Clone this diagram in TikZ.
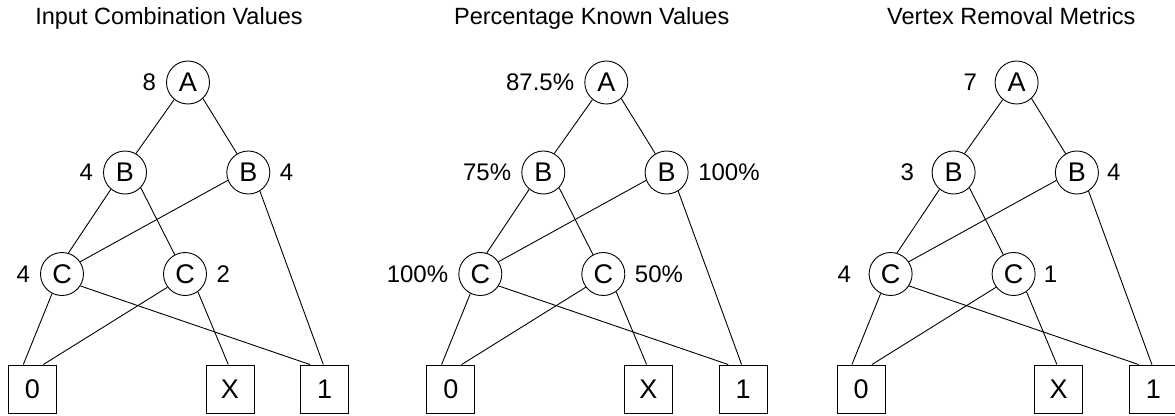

==

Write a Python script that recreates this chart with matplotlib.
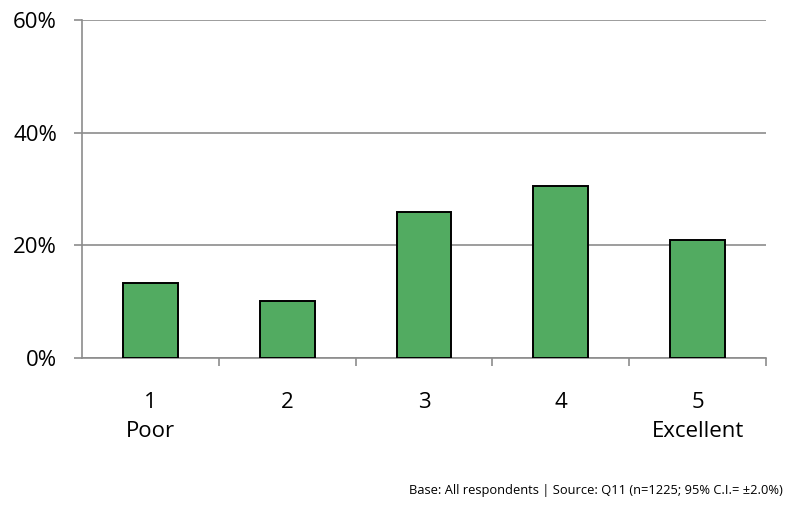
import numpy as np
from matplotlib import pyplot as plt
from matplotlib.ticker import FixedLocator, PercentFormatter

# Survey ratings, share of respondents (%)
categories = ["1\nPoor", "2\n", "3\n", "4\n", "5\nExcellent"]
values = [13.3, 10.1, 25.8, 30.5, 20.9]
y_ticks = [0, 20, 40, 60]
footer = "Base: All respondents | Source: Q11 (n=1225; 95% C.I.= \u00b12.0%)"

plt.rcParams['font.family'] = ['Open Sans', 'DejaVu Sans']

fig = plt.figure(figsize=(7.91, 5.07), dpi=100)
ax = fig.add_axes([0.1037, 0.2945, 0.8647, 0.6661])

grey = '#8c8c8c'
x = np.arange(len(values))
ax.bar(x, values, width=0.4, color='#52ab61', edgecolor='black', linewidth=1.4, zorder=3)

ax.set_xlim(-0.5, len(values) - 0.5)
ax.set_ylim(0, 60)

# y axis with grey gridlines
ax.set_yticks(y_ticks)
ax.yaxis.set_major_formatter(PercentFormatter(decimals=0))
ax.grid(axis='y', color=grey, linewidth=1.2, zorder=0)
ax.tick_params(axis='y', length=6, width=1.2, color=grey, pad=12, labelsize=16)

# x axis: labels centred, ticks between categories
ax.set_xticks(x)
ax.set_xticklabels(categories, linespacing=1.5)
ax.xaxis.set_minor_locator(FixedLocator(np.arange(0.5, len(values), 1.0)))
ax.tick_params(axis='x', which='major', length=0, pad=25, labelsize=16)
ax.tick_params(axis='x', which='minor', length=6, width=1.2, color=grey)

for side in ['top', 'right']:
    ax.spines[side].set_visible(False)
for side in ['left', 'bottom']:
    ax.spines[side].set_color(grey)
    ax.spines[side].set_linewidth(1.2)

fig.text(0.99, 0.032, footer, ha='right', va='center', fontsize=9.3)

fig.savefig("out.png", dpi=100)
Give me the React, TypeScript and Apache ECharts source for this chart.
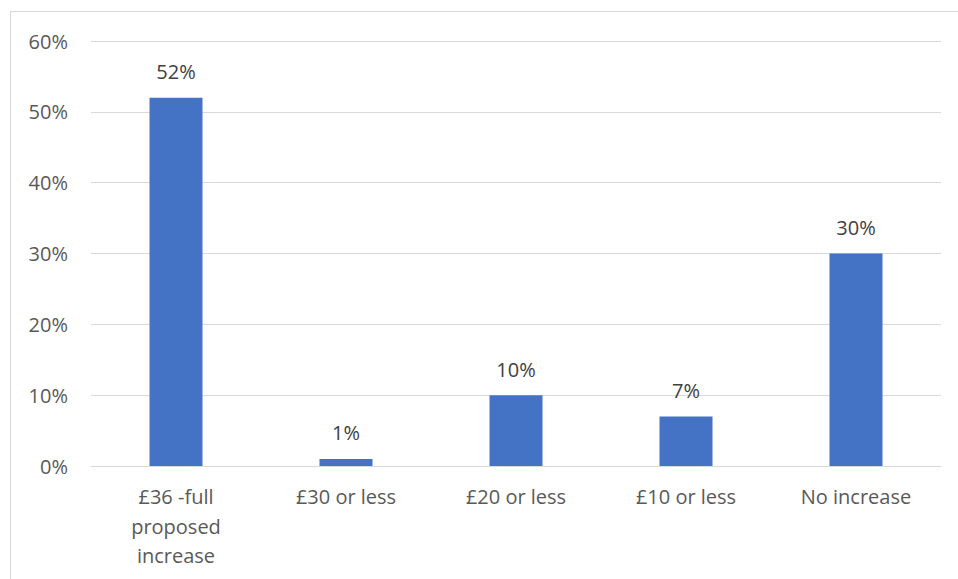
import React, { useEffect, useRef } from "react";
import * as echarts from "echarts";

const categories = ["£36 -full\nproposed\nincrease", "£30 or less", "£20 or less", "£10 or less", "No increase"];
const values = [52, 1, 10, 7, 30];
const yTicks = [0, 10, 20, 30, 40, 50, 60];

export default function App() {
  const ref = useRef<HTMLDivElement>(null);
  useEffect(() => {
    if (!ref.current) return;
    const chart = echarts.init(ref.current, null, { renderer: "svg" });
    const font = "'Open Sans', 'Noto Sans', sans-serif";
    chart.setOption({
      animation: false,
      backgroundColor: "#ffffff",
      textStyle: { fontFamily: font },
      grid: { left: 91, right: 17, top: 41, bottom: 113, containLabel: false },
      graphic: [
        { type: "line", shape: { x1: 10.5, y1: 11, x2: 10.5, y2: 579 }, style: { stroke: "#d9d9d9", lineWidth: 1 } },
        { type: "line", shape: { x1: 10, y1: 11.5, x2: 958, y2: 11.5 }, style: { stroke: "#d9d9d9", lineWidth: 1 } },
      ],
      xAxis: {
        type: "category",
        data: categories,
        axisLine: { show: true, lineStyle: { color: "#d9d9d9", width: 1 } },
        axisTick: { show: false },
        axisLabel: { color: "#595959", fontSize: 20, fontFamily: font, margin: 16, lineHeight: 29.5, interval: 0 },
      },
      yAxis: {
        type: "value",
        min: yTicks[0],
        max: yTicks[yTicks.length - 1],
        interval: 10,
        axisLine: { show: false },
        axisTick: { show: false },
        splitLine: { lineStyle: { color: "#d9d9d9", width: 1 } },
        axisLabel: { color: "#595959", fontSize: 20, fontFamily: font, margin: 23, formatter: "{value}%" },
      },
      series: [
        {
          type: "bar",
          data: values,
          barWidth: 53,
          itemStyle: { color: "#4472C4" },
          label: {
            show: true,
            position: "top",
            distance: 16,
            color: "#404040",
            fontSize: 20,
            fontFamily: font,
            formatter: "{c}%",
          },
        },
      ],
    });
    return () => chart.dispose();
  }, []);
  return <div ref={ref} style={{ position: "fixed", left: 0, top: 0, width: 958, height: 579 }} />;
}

* **Aim**
Pick out the lines that include the word "this" and write them out.

* **Response**
Clone this diagram in TikZ.
Write a Python script that recreates this chart with matplotlib.
Give me the React, TypeScript and Apache ECharts source for this chart.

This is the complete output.